USS Wallacut YTB-420 (1945-1976)
The USS Wallacut was a tugboat that served in the United States Navy during World War II and the Korean War. Her name originated from a Native American word which means “place of stones”. Her construction began in 1944 at the United States Coast Guard Yard in Curtis Bay, Maryland. She was completed in the spring of 1945. The Wallacut’s journey from Maryland included stops in Virginia, Florida, Balboa, Guam and Saipan. She arrived at Okinawa, on the coast of Japan, the day after Japan’s surrender officially ended World War II. Despite this, the Wallacut remained in service at Okinawa for two years during the American occupation of Japan.
Service in the Korean War
In 1947, the Wallacut traveled to Pearl Harbor in Hawaii, where she was placed in reserve. Three years later, after the United States became involved in the Korean War, she was brought back into active service. The Wallacut journeyedA from Pearl Harbor to Kwajalein, Guam, and then Sasebo, Japan. She arrived off the coast of Korea in November of 1950. She aided the December 1950 evacuation of United Nations soldiers at Hungnam. Following this event, she rejoined the United States forces at Sasebo, Japan.
After 1950, the history of the USS Wallacut becomes unclear. There are very few records of her travels and activities after this date. She remained on the list of active vessels in the United States First Fleet for ten years. In 1960, she was reassigned to the Commander, Naval Forces, Far East. The Wallacut did not remain there long; before 1961, she was reassigned again, this time to the United States Pacific Fleet. There is no record of where or how the ship served after this.

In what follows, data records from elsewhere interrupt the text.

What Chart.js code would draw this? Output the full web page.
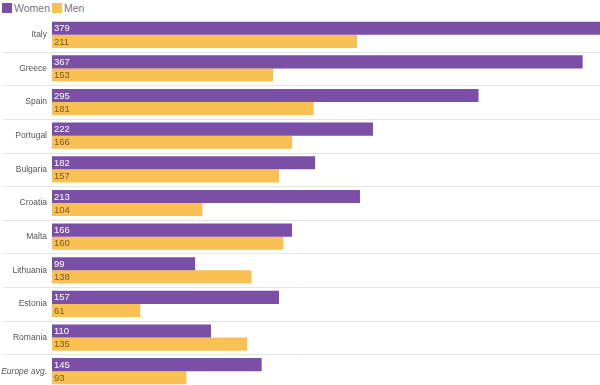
<!DOCTYPE html>
<html>
<head>
<meta charset="utf-8">
<script src="https://cdn.jsdelivr.net/npm/chart.js@4"></script>
<style>
  html, body { margin: 0; padding: 0; background: #fff; overflow: hidden; }
  #legend { height: 18px; font: 10.5px "Liberation Sans", Arial, sans-serif; color: #777; }
  #legend span.item { position: absolute; top: 2px; line-height: 12px; }
  #legend i { display: inline-block; width: 10px; height: 10px; vertical-align: -1px; margin-right: 2px; }
  #wrap { width: 600px; height: 370px; }
</style>
</head>
<body>
<div id="legend"></div>
<div id="wrap"><canvas id="chart"></canvas></div>
<script>
// Data
const countries = ['Italy', 'Greece', 'Spain', 'Portugal', 'Bulgaria', 'Croatia', 'Malta', 'Lithuania', 'Estonia', 'Romania', 'Europe avg.'];
const women = [379, 367, 295, 222, 182, 213, 166, 99, 157, 110, 145];
const men = [211, 153, 181, 166, 157, 104, 160, 138, 61, 135, 93];

const purple = '#7b4fa6';
const yellow = '#f9c154';
const fontFamily = '"Liberation Sans", Arial, sans-serif';

// separator lines between country groups
const separators = {
    id: 'separators',
    beforeDatasetsDraw(chart) {
        const ctx = chart.ctx;
        const y = chart.scales.y;
        ctx.save();
        ctx.strokeStyle = '#e4e4e4';
        ctx.lineWidth = 1;
        for (let i = 1; i < countries.length; i++) {
            const py = Math.round((y.getPixelForValue(i - 1) + y.getPixelForValue(i)) / 2) + 0.5;
            ctx.beginPath();
            ctx.moveTo(3, py);
            ctx.lineTo(chart.width, py);
            ctx.stroke();
        }
        ctx.restore();
    }
};

// value labels inside bars
const barValues = {
    id: 'barValues',
    afterDatasetsDraw(chart) {
        const ctx = chart.ctx;
        ctx.save();
        ctx.font = '9.5px ' + fontFamily;
        ctx.textBaseline = 'middle';
        chart.data.datasets.forEach((ds, di) => {
            const meta = chart.getDatasetMeta(di);
            ctx.fillStyle = di === 0 ? '#ffffff' : '#7a5a20';
            meta.data.forEach((bar, i) => {
                ctx.fillText(ds.data[i], bar.base + 2, bar.y + 0.5);
            });
        });
        ctx.restore();
    }
};

const chart = new Chart(document.getElementById('chart'), {
    type: 'bar',
    data: {
        labels: countries,
        datasets: [
            { label: 'Women', data: women, backgroundColor: purple },
            { label: 'Men', data: men, backgroundColor: yellow }
        ]
    },
    options: {
        indexAxis: 'y',
        responsive: true,
        maintainAspectRatio: false,
        animation: false,
        categoryPercentage: 0.78,
        barPercentage: 1,
        layout: { padding: 0 },
        scales: {
            x: {
                display: false,
                min: 0,
                max: 379
            },
            y: {
                afterFit: function (scale) {
                    scale.width = 52;
                    scale.paddingTop = 0;
                    scale.paddingBottom = 0;
                },
                grid: { display: false, drawTicks: false },
                border: { display: false },
                ticks: {
                    padding: 5,
                    color: '#555',
                    font: function (ctx) {
                        const italic = ctx.index === countries.length - 1;
                        return { size: 8.5, family: fontFamily, style: italic ? 'italic' : 'normal' };
                    }
                }
            }
        },
        plugins: {
            legend: { display: false },
            tooltip: { enabled: false }
        }
    },
    plugins: [separators, barValues]
});

// HTML legend built from the datasets
const legendX = [2, 52];
document.getElementById('legend').innerHTML = chart.data.datasets.map((ds, i) =>
    '<span class="item" style="left:' + legendX[i] + 'px"><i style="background:' + ds.backgroundColor + '"></i>' + ds.label + '</span>'
).join('');
</script>
</body>
</html>
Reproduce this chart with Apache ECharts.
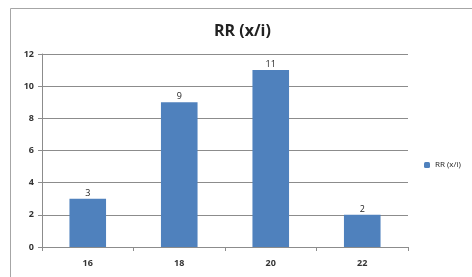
<!DOCTYPE html>
<html>
<head>
<meta charset="utf-8">
<script src="https://cdn.jsdelivr.net/npm/echarts@6/dist/echarts.min.js"></script>
<style>
  html, body { margin: 0; padding: 0; background: #fff; }
  #main { width: 472px; height: 277px; }
</style>
</head>
<body>
<div id="main"></div>
<script>
  // data
  var categories = ['16', '18', '20', '22'];
  var rrValues = [3, 9, 11, 2];
  var seriesName = 'RR (x/i)';

  var chart = echarts.init(document.getElementById('main'));
  chart.setOption({
    animation: false,
    textStyle: { fontFamily: 'Open Sans, sans-serif' },
    graphic: [{
      type: 'rect',
      shape: { x: 10.5, y: 8.5, width: 500, height: 300 },
      style: { fill: 'none', stroke: '#a6a6a6', lineWidth: 1 },
      silent: true
    }],
    title: {
      text: 'RR (x/i)',
      left: 209,
      top: 18,
      textStyle: { fontSize: 16, fontWeight: 'bold', color: '#222' }
    },
    legend: {
      data: [seriesName],
      orient: 'vertical',
      left: 419,
      top: 156,
      itemWidth: 6,
      itemHeight: 6,
      itemGap: 4,
      textStyle: { fontSize: 8, color: '#222' }
    },
    grid: { left: 42, right: 64, top: 54, bottom: 30, containLabel: false },
    xAxis: {
      type: 'category',
      data: categories,
      axisLine: { lineStyle: { color: '#8c8c8c' } },
      axisTick: { show: true, length: 4, lineStyle: { color: '#8c8c8c' } },
      axisLabel: { fontSize: 9, fontWeight: 'bold', color: '#333', margin: 12 }
    },
    yAxis: {
      type: 'value',
      min: 0,
      max: 12,
      interval: 2,
      axisLine: { show: true, lineStyle: { color: '#8c8c8c' } },
      axisTick: { show: true, length: 4, lineStyle: { color: '#8c8c8c' } },
      axisLabel: { fontSize: 9, fontWeight: 'bold', color: '#333', margin: 8 },
      splitLine: { lineStyle: { color: '#8c8c8c' } }
    },
    series: [{
      name: seriesName,
      type: 'bar',
      data: rrValues,
      barWidth: '40%',
      itemStyle: { color: '#4f81bd' },
      label: { show: true, position: 'top', distance: 1, fontSize: 9, color: '#222' }
    }]
  });
</script>
</body>
</html>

One piece of information that is known is that the Wallacut was re-designated as a medium harbor tug in 1962. She remained listed as an active unit serving the United States Pacific Fleet until 1973. That year, she was placed in reserve at Guam. For the next three years, she was inactive. In 1976, she was officially removed from the Navy list. Her service ended shortly thereafter when she was sunk due to being used as a target.
Asbestos in Navy Ships
Although an essential component of the naval fleet, especially during World War II, naval tugs also pose a lasting health risk to soldiers serving on them. Unfortunately, products containing asbestos were common, especially on older ships, because of the material’s high resistance to heat and fire. Despite its value as an insulator, asbestos fiber intake can lead to several serious health consequences, including mesothelioma, a devastating cancer without cure. Current and former military personnel who came into contact with these ships should seek immediate medical attention in order to detect possible health consequences associated with asbestos exposure.